Ernst Hueber Ernst Hueber has long been known as a tireless, on-the-road publisher profiting from his many travels and contacts. He recognizes the trend: interest in learning German is growing fast. Reacting quickly, he buys in an already existing course first published before the war in 1929: Schulz and Sundermeyer's Deutsche Sprachlehre für Ausländer.

On the road again promoting the course, he visits (on his bicycle!) in the autumn of 1954 Dr. Dora Schulz, director of the newly re-founded Goethe Institute. During their conversation, she mentions in passing that she knows of a manuscript for a new beginners' course in German for foreign learners developed under the guidance of one of her colleagues, Dr.

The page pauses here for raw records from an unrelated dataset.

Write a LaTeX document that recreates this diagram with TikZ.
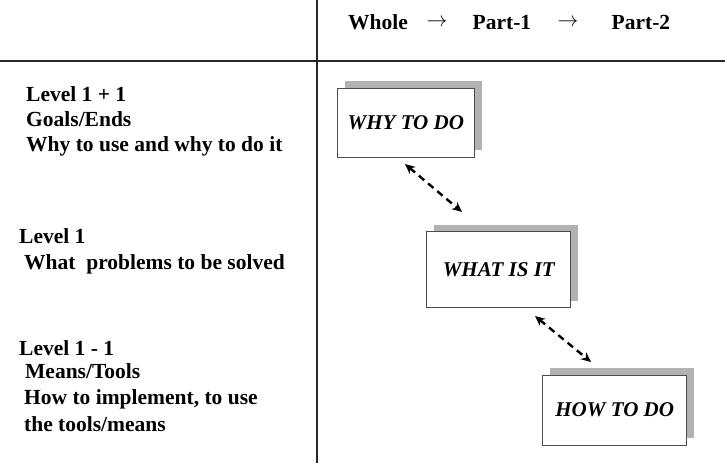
\documentclass[tikz,border=0pt]{standalone}
\usepackage{fontspec}
\setmainfont{Liberation Serif}
\usetikzlibrary{arrows.meta,shadows}
\begin{document}
\begin{tikzpicture}[x=1pt,y=-1pt,
  label/.style={anchor=base west,inner sep=0pt,font=\fontsize{21.5}{25}\selectfont\bfseries},
  headarrow/.style={inner sep=0pt,font=\fontsize{21}{24}\selectfont},
  levelbox/.style={draw=black!70,line width=0.9pt,fill=white,inner sep=0pt,
    font=\fontsize{21}{25}\selectfont\bfseries\itshape,
    drop shadow={shadow xshift=7.5pt,shadow yshift=7pt,fill=black!30,opacity=1}},
  link/.style={line width=2.4pt,dash pattern=on 7pt off 5pt,
    {Stealth[length=10pt,width=9pt]}-{Stealth[length=10pt,width=9pt]}},
  rule/.style={line width=1.8pt,black!85}]
\useasboundingbox (0,0) rectangle (725,463);

% table rules
\draw[rule] (317,0) -- (317,463);
\draw[rule] (0,61) -- (725,61);

% column header
\node[label] (whole) at (348,29) {Whole};
\node[headarrow] (ar1) at (437,23) {$\rightarrow$};
\node[label] (part1) at (472.5,29) {Part-1};
\node[headarrow] (ar2) at (568,23) {$\rightarrow$};
\node[label] (part2) at (611.5,29) {Part-2};

% level descriptions
\node[label] (l1a) at (26,101.7) {Level 1 + 1};
\node[label] (l1b) at (26,126) {Goals/Ends};
\node[label] (l1c) at (26,151.7) {Why to use and why to do it};

\node[label] (l2a) at (19,243.3) {Level 1};
\node[label] (l2b) at (24,269.3) {What\ \ problems to be solved};

\node[label] (l3a) at (19,355) {Level 1 - 1};
\node[label] (l3b) at (25,378.3) {Means/Tools};
\node[label] (l3c) at (24,404.3) {How to implement, to use};
\node[label] (l3d) at (24,431) {the tools/means};

% boxes
\node[levelbox,minimum width=137pt,minimum height=69pt] (why) at (405.8,122.8) {WHY TO DO};
\node[levelbox,minimum width=144pt,minimum height=76pt] (what) at (498.8,269.7) {WHAT IS IT};
\node[levelbox,minimum width=144pt,minimum height=70pt] (how) at (614.7,410) {HOW TO DO};

% links between the levels
\coordinate (w1) at (405,164);
\coordinate (w2) at (462,212);
\coordinate (h1) at (535,316);
\coordinate (h2) at (591,362);
\draw[link] (w1) -- (w2);
\draw[link] (h1) -- (h2);
\end{tikzpicture}
\end{document}
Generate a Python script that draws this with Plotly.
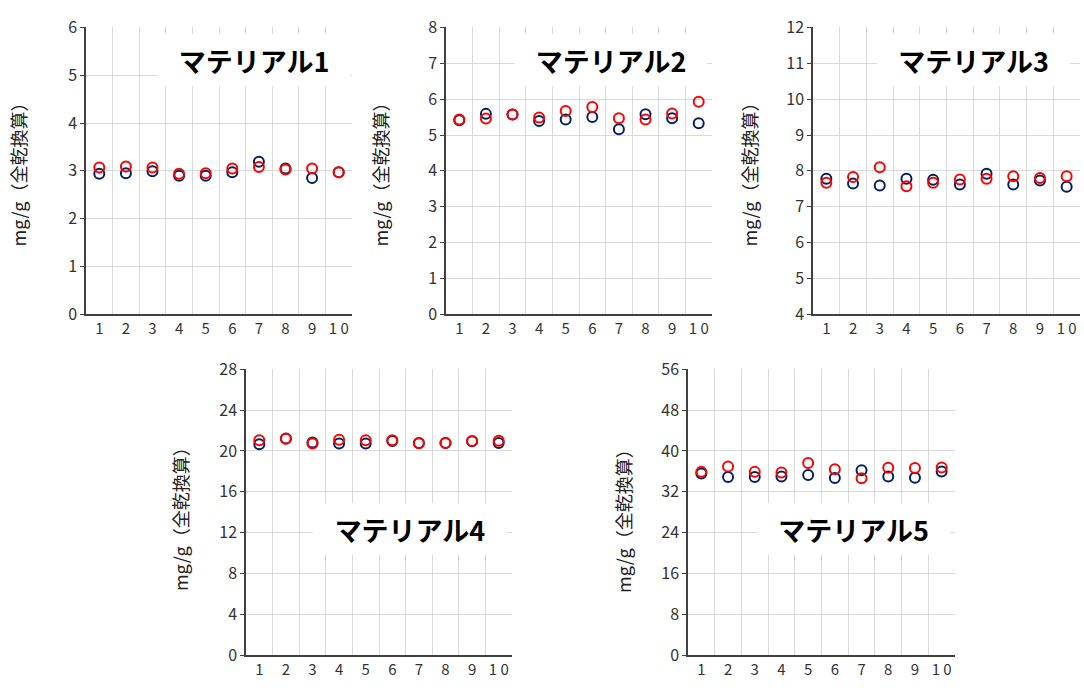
import plotly.graph_objects as go

W, H = 1084, 697

categories = [1, 2, 3, 4, 5, 6, 7, 8, 9, 10]
tick_labels = ["1", "2", "3", "4", "5", "6", "7", "8", "9", "1 0"]

titles = ["マテリアル1", "マテリアル2", "マテリアル3", "マテリアル4", "マテリアル5"]
y_title = "mg/g（全乾換算）"

m1_blue = [2.94, 2.95, 2.99, 2.90, 2.90, 2.97, 3.19, 3.05, 2.85, 2.97]
m1_red = [3.07, 3.09, 3.07, 2.94, 2.95, 3.05, 3.08, 3.03, 3.05, 2.97]

m2_blue = [5.41, 5.59, 5.57, 5.39, 5.43, 5.50, 5.16, 5.58, 5.47, 5.33]
m2_red = [5.43, 5.46, 5.57, 5.49, 5.67, 5.78, 5.47, 5.43, 5.60, 5.93]

m3_blue = [7.78, 7.65, 7.59, 7.78, 7.75, 7.62, 7.92, 7.62, 7.73, 7.56]
m3_red = [7.67, 7.83, 8.10, 7.57, 7.67, 7.76, 7.78, 7.85, 7.80, 7.85]

m4_blue = [20.66, 21.23, 20.82, 20.73, 20.73, 20.98, 20.79, 20.79, 20.95, 20.79]
m4_red = [21.04, 21.20, 20.73, 21.10, 21.04, 21.04, 20.76, 20.79, 20.98, 21.01]

m5_blue = [35.58, 34.89, 34.89, 35.01, 35.27, 34.70, 36.21, 35.01, 34.76, 35.96]
m5_red = [35.90, 36.97, 35.90, 35.77, 37.66, 36.40, 34.64, 36.72, 36.65, 36.78]

y_ranges = [(0, 6, 1), (0, 8, 1), (4, 12, 1), (0, 28, 4), (0, 56, 8)]

blues = [m1_blue, m2_blue, m3_blue, m4_blue, m5_blue]
reds = [m1_red, m2_red, m3_red, m4_red, m5_red]

# panel pixel boxes: left, right, top, bottom
boxes = [(86, 352, 15, 312), (446, 712, 15, 312), (813, 1080, 15, 312),
         (246, 512, 369, 665), (688, 955, 369, 665)]
ytitle_pos = [(18, 163), (380, 163), (749, 163), (180, 520), (623, 522)]
# title label boxes (x0, x1, y0, y1) in px
title_boxes = [(158, 350, 23, 75), (515, 707, 23, 75), (877, 1070, 23, 75),
               (313, 507, 508, 560), (757, 950, 508, 560)]

BLUE = "#002060"
RED = "#FF0000"
GRID = "#D9D9D9"
AXIS = "#404040"
FONT = "Noto Sans CJK JP"

fig = go.Figure()

for i in range(5):
    n = i + 1
    xa = "x" if n == 1 else f"x{n}"
    ya = "y" if n == 1 else f"y{n}"
    L, R, T, B = boxes[i]
    fig.add_trace(go.Scatter(
        x=categories, y=blues[i], mode="markers", xaxis=xa, yaxis=ya,
        marker=dict(symbol="circle-open", size=10, color=BLUE, line=dict(width=2, color=BLUE)),
        showlegend=False, cliponaxis=False))
    fig.add_trace(go.Scatter(
        x=categories, y=reds[i], mode="markers", xaxis=xa, yaxis=ya,
        marker=dict(symbol="circle-open", size=10, color=RED, line=dict(width=2, color=RED)),
        showlegend=False, cliponaxis=False))

    y0, y1, dy = y_ranges[i]
    xkey = "xaxis" if n == 1 else f"xaxis{n}"
    ykey = "yaxis" if n == 1 else f"yaxis{n}"
    fig.update_layout(**{
        xkey: dict(
            domain=[L / W, R / W], anchor=ya, range=[0.5, 10.5],
            tickmode="array", tickvals=categories, ticktext=tick_labels,
            showgrid=False, zeroline=False,
            showline=True, linecolor=AXIS, linewidth=1.5,
            ticks="", tickfont=dict(family=FONT, size=15, color="#333333"),
            minor=dict(tickvals=[c + 0.5 for c in categories], showgrid=True,
                       gridcolor=GRID, gridwidth=1, ticks=""),
            fixedrange=True,
        ),
        ykey: dict(
            domain=[1 - B / H, 1 - T / H], anchor=xa, range=[y0, y1],
            dtick=dy, tick0=y0, showgrid=True, gridcolor=GRID, gridwidth=1,
            zeroline=False, showline=True, linecolor=AXIS, linewidth=1.5,
            ticks="outside", ticklen=4, tickcolor=AXIS,
            tickfont=dict(family=FONT, size=16, color="#333333"),
            fixedrange=True,
        ),
    })

    bx0, bx1, by0, by1 = title_boxes[i]
    fig.add_annotation(text=f"<b>{titles[i]}</b>", xref="paper", yref="paper",
                       x=(bx0 + bx1) / 2 / W, y=1 - (by0 + by1) / 2 / H,
                       width=bx1 - bx0, height=by1 - by0, bgcolor="white",
                       borderpad=0, borderwidth=0,
                       showarrow=False, font=dict(family=FONT, size=27, color="black"),
                       xanchor="center", yanchor="middle", align="center", valign="middle")

    px, py = ytitle_pos[i]
    fig.add_annotation(text=y_title, xref="paper", yref="paper", x=px / W, y=1 - py / H,
                       showarrow=False, textangle=-90,
                       font=dict(family=FONT, size=18, color="#222222"),
                       xanchor="center", yanchor="middle")

fig.update_layout(width=W, height=H, margin=dict(l=0, r=0, t=0, b=0),
                  paper_bgcolor="white", plot_bgcolor="white")

fig.write_html("out.html", config={"displayModeBar": False},
               post_script="document.body.style.margin='0';document.body.style.overflow='hidden';")
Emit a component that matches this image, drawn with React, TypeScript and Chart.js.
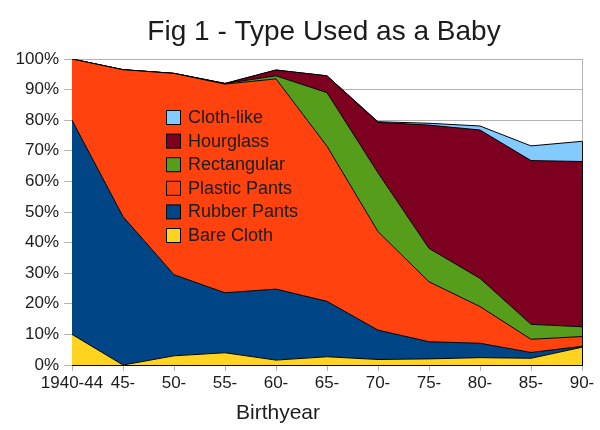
import React, { useEffect, useRef } from 'react';
import { Chart, registerables } from 'chart.js';
Chart.register(...registerables);

const categories = ['1940-44', '45-', '50-', '55-', '60-', '65-', '70-', '75-', '80-', '85-', '90-'];
const bareCloth = [10, 0, 3, 4, 1.6, 2.7, 1.8, 2, 2.4, 2.2, 5.8];
const rubberPants = [70, 48.5, 26.5, 19.6, 23.2, 18.1, 9.6, 5.6, 4.7, 1.9, 0.3];
const plasticPants = [20, 48, 65.8, 68.2, 68.7, 50.7, 32.2, 19.6, 12, 4.3, 3.2];
const rectangular = [0, 0, 0, 0.2, 1, 17.5, 19.2, 10.9, 9.2, 4.9, 3.2];
const hourglass = [0, 0, 0, 0, 1.9, 5.5, 16.5, 40.3, 48.5, 53.5, 54];
const clothLike = [0, 0, 0, 0, 0, 0, 0.2, 0.6, 1.3, 4.8, 6.6];

const seriesNames = ['Bare Cloth', 'Rubber Pants', 'Plastic Pants', 'Rectangular', 'Hourglass', 'Cloth-like'];
const seriesColors = ['#FFD320', '#004586', '#FF420E', '#579D1C', '#7E0021', '#83CAFF'];
const seriesValues = [bareCloth, rubberPants, plasticPants, rectangular, hourglass, clothLike];

const chartTitle = 'Fig 1 - Type Used as a Baby';
const xAxisTitle = 'Birthyear';
const FONT = "'Liberation Sans', Arial, sans-serif";
const TEXT = '#1c1c1c';

const decorPlugin = {
  id: 'decor',
  beforeDatasetsDraw(chart: any) {
    const { ctx, chartArea } = chart;
    ctx.save();
    ctx.strokeStyle = '#b3b3b3';
    ctx.lineWidth = 1;
    ctx.beginPath();
    ctx.moveTo(Math.round(chartArea.right) + 0.5, chartArea.top);
    ctx.lineTo(Math.round(chartArea.right) + 0.5, chartArea.bottom);
    ctx.stroke();
    ctx.restore();
  },
  afterDatasetsDraw(chart: any) {
    const { ctx, chartArea } = chart;
    const n = chart.data.datasets.length;
    const topMeta = chart.getDatasetMeta(n - 1);
    const lastPt = topMeta.data[topMeta.data.length - 1];
    ctx.save();
    ctx.strokeStyle = '#000';
    ctx.lineWidth = 1;
    ctx.beginPath();
    ctx.moveTo(Math.round(chartArea.right) + 0.5, chartArea.bottom);
    ctx.lineTo(Math.round(chartArea.right) + 0.5, lastPt.y);
    ctx.stroke();

    // legend (reversed order, inside plot)
    ctx.font = `18px ${FONT}`;
    ctx.textBaseline = 'middle';
    ctx.textAlign = 'left';
    const ds = chart.data.datasets;
    for (let k = 0; k < n; k++) {
      const d = ds[n - 1 - k];
      const y = 110 + k * 23.6;
      ctx.fillStyle = d.backgroundColor;
      ctx.fillRect(166.5, y + 0.5, 14, 14);
      ctx.strokeStyle = '#000';
      ctx.strokeRect(166.5, y + 0.5, 14, 14);
      ctx.fillStyle = TEXT;
      ctx.fillText(d.label, 188, y + 8);
    }
    ctx.restore();
  },
  afterDraw(chart: any) {
    const { ctx } = chart;
    ctx.save();
    ctx.fillStyle = TEXT;
    ctx.textAlign = 'center';
    ctx.textBaseline = 'alphabetic';
    ctx.font = `28px ${FONT}`;
    ctx.fillText(chartTitle, 324, 40);
    ctx.font = `21px ${FONT}`;
    ctx.fillText(xAxisTitle, 278, 419);
    ctx.restore();
  },
};

export default function App() {
  const ref = useRef<HTMLCanvasElement | null>(null);
  useEffect(() => {
    if (!ref.current) return;
    const chart = new Chart(ref.current, {
      type: 'line',
      data: {
        labels: categories,
        datasets: seriesValues.map((vals, i) => ({
          label: seriesNames[i],
          data: vals,
          backgroundColor: seriesColors[i],
          borderColor: '#000',
          borderWidth: 1,
          pointRadius: 0,
          tension: 0,
          fill: i === 0 ? 'origin' : '-1',
        })),
      },
      options: {
        responsive: false,
        animation: false,
        devicePixelRatio: 1,
        layout: { padding: { left: 0, right: 18, top: 59, bottom: 0 } },
        plugins: {
          legend: { display: false },
          title: { display: false },
          tooltip: { enabled: false },
        },
        scales: {
          x: {
            offset: false,
            grid: { drawOnChartArea: false, color: '#b3b3b3', tickLength: 6 },
            border: { color: '#000' },
            ticks: { autoSkip: false, maxRotation: 0, color: TEXT, font: { family: FONT, size: 17 }, padding: 2 },
            afterFit: (s: any) => { s.height = 65; },
          },
          y: {
            stacked: true,
            min: 0,
            max: 100,
            grid: { color: '#b3b3b3', tickLength: 8 },
            border: { color: '#000' },
            ticks: {
              stepSize: 10,
              color: TEXT,
              font: { family: FONT, size: 17 },
              padding: 5,
              callback: (v: any) => `${v}%`,
            },
            afterFit: (s: any) => { s.width = 72; },
          },
        },
      },
      plugins: [decorPlugin],
    });
    return () => chart.destroy();
  }, []);
  return (
    <div style={{ position: 'absolute', left: 0, top: 0, width: 600, height: 430, background: '#fff' }}>
      <canvas ref={ref} width={600} height={430} />
    </div>
  );
}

Heinz Griesbach, and already tried and tested at the Goethe Institute in Bad Reichenhall in 1953. Ernst Hueber was not to know – neither would it have interested him – that the manuscript had in fact already been turned down by two other publishing houses specialising in languages. He made an on-the-spot decision and the contract was signed on 19th November 1954.

Deutsche Sprachlehre für Ausländer The title he chose deliberately – Schulz/Griesbach, Deutsche Sprachlehre für Ausländer – for its immediate association with the long-established Schulz/Sundermeyer course. And thus in 1955 with the publication of "Schulz/Griesbach", a course that sold in its millions and initiated countless other products, there began a new era both for the Max Hueber Verlag and for the teaching of German as a Foreign Language.